Я воевал в Украине и выбрал тюрьму, чтобы не убивать

Теперь я свободен, а в колонии было не так уж и страшно
Я воевал в Украине и выбрал тюрьму, чтобы не убивать

Дмитрию Васильцу 29 лет. Он воевал в Украине с февраля по июль 2022 года. После гибели двух близких друзей Дмитрий решил расторгнуть контракт, но из-за начала мобилизации начальство поставило его перед выбором: продолжить воевать или пойти под суд. Он решил отсидеть за свои убеждения и стал первым осужденным по статье об отказе участвовать в военных действиях. Осенью 2024 года Дмитрий освободился по УДО. Он рассказал «Холоду», почему считает, что тюрьма лучше войны, и почему рад своему решению.

Детство и армия

В армию я попал не особенно раздумывая. Когда мне было 13 лет, мой отец умер. Мама умерла, еще когда я был ребенком, — и я остался сиротой. Я был разбит горем. По совету родственников я поступил в Суворовское училище в Москве. А после отучился в Московском общевойсковом командном училище, из которого в 2018 году я выпустился со специальностью «командир мотострелкового взвода».

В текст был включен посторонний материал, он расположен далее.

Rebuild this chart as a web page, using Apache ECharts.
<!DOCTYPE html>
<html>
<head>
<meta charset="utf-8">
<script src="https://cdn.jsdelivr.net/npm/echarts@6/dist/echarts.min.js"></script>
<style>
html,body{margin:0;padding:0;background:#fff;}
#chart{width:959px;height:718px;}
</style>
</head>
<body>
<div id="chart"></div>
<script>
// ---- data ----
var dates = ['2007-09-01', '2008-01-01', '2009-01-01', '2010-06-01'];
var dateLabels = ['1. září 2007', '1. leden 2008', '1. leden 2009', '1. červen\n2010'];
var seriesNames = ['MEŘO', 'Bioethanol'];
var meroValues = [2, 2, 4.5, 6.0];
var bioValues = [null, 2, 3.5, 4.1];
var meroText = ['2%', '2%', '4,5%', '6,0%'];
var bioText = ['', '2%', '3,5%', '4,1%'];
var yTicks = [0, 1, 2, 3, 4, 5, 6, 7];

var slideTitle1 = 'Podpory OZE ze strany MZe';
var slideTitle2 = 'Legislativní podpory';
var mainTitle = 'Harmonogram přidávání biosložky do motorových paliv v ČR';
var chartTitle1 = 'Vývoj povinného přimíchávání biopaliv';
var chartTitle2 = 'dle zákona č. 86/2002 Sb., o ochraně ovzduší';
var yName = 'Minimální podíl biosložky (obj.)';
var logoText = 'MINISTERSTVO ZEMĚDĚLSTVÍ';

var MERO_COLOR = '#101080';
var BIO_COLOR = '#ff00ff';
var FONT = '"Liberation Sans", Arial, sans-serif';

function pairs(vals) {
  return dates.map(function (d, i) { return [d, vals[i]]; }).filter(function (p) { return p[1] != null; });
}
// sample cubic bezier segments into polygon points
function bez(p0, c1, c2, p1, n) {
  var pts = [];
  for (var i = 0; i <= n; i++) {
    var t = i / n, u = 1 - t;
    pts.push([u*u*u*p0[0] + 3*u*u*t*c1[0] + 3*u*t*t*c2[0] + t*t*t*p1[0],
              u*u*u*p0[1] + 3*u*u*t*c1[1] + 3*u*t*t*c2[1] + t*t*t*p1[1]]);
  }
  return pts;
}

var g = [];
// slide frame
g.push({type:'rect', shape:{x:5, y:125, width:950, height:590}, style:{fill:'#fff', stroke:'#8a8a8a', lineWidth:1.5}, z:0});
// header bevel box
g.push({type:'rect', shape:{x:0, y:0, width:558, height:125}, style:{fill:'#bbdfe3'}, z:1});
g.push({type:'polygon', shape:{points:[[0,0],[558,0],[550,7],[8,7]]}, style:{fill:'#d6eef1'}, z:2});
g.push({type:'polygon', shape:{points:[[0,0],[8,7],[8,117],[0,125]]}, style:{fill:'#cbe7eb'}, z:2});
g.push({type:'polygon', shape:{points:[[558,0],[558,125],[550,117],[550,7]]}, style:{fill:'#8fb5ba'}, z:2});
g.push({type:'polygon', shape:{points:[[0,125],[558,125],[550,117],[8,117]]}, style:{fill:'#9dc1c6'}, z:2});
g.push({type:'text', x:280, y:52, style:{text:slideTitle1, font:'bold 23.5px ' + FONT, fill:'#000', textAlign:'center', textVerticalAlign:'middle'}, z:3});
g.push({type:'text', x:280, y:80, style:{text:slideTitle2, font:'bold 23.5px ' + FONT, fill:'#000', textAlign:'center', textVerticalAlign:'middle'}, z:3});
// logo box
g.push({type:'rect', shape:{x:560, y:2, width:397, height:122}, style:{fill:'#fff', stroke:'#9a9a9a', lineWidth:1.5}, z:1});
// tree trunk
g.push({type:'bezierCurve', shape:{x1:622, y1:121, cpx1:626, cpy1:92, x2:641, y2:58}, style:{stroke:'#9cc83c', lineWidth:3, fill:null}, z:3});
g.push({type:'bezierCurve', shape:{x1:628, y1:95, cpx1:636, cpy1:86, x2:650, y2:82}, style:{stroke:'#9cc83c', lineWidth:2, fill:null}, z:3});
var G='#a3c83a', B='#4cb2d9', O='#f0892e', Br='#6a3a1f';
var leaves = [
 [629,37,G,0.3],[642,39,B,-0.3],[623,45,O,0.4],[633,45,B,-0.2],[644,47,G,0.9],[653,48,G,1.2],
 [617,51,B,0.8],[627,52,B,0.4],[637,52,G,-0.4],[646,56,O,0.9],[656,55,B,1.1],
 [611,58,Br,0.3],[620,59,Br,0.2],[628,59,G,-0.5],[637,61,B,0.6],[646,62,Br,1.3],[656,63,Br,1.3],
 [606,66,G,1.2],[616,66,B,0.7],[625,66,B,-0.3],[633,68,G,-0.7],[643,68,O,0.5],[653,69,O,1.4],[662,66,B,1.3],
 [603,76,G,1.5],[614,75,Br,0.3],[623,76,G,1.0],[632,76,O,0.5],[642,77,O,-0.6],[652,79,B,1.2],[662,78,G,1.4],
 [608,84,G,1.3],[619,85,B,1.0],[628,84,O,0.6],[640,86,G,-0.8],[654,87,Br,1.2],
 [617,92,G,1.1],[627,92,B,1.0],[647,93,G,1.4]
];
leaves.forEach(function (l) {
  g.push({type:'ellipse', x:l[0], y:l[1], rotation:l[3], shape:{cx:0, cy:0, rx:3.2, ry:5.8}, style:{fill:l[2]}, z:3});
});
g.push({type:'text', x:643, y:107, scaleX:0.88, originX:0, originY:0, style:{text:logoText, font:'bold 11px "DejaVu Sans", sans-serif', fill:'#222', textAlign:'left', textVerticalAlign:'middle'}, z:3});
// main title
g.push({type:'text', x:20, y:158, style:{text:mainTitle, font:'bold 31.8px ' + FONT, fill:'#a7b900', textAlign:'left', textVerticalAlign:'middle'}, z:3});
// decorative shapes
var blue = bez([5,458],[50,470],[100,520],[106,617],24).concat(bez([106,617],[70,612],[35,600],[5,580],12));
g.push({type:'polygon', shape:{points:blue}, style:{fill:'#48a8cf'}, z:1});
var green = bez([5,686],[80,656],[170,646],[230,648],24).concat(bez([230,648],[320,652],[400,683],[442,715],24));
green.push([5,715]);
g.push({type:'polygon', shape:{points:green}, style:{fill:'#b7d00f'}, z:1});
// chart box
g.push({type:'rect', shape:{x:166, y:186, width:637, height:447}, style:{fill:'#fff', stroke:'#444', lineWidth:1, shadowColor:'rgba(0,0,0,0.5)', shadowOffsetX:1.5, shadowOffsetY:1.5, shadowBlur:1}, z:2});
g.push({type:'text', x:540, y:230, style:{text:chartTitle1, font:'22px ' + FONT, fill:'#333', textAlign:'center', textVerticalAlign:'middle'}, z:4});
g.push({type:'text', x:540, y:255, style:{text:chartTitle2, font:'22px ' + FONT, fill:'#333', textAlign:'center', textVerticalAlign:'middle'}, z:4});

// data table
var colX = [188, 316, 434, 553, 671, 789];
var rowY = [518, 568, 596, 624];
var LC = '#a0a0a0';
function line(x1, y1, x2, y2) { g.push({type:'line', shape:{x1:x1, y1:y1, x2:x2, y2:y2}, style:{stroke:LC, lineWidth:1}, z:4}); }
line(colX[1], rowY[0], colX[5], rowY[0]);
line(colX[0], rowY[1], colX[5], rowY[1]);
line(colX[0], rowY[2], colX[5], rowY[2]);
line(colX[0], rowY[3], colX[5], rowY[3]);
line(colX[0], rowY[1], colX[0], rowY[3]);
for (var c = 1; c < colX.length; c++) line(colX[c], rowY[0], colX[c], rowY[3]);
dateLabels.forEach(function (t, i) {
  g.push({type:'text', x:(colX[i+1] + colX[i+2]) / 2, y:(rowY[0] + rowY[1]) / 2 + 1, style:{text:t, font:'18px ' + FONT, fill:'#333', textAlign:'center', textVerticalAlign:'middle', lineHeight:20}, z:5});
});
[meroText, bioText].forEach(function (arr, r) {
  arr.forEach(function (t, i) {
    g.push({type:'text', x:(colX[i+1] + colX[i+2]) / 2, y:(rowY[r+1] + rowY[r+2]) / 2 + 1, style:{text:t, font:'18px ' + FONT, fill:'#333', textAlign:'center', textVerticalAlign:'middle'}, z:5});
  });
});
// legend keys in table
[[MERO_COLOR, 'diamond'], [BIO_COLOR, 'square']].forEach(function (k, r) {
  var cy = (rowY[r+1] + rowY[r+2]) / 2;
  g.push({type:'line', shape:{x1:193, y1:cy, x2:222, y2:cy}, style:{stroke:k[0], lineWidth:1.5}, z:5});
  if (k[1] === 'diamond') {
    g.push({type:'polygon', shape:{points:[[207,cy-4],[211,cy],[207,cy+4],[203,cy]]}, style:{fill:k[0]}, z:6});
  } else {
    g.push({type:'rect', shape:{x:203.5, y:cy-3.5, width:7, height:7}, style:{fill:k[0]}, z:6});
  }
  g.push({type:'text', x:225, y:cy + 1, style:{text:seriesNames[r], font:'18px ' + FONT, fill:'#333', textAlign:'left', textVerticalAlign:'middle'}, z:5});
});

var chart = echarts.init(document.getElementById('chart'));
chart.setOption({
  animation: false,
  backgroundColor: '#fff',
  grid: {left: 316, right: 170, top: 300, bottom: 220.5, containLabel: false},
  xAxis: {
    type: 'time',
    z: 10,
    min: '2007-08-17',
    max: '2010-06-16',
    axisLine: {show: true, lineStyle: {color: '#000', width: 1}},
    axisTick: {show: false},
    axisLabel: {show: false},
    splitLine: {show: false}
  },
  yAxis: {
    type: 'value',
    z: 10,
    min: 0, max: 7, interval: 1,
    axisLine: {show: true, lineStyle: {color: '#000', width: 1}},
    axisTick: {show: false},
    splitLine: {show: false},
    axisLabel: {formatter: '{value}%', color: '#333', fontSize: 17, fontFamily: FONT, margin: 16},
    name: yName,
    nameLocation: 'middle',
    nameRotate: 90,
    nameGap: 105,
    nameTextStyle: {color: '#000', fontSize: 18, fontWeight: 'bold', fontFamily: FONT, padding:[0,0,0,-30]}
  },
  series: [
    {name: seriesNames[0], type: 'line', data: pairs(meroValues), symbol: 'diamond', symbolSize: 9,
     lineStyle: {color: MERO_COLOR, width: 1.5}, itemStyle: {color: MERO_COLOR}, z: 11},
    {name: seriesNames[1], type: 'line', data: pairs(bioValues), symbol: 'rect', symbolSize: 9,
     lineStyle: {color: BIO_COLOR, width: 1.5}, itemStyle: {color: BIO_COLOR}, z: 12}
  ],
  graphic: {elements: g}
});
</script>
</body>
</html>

У меня была возможность выбора места прохождения службы, так как я окончил училище с красным дипломом. Посовещавшись с друзьями, я принял решение служить на Крайнем Севере недалеко от границы с Норвегией. Там были выгодные условия: год за полтора и «северные» надбавки к зарплате. Сначала я был командиром взвода, потом меня повысили до заместителя командира роты, замполита: в мои обязанности входила воспитательная работа с солдатами, я также отвечал за обеспечение моих подчиненных жильем и льготами.

Война

В начале февраля 2022 года нас повезли на учения. Никто не говорил, что мы будем участвовать в военных действиях. О том, что Россия заходит на территорию Украины, мы узнали за день до вторжения. Удивительно, но мне не выдали никаких инструкций, как работать с личным составом, не спустили никаких объяснений, зачем мы воюем. Могли бы хоть что-то придумать для пропаганды.

После начала войны я не сделал ни одного выстрела. Комбат в первый же день отправил меня в штаб — заниматься организацией взаимодействия между нашим подразделением и остальной армией. Думаю, это произошло потому, что я был на хорошем счету: коммуникабельный, вежливый и неконфликтный — самое то для штабной работы. Видимо, комбат решил, что там от меня будет больше пользы. В суматохе я даже автомат забрать не успел.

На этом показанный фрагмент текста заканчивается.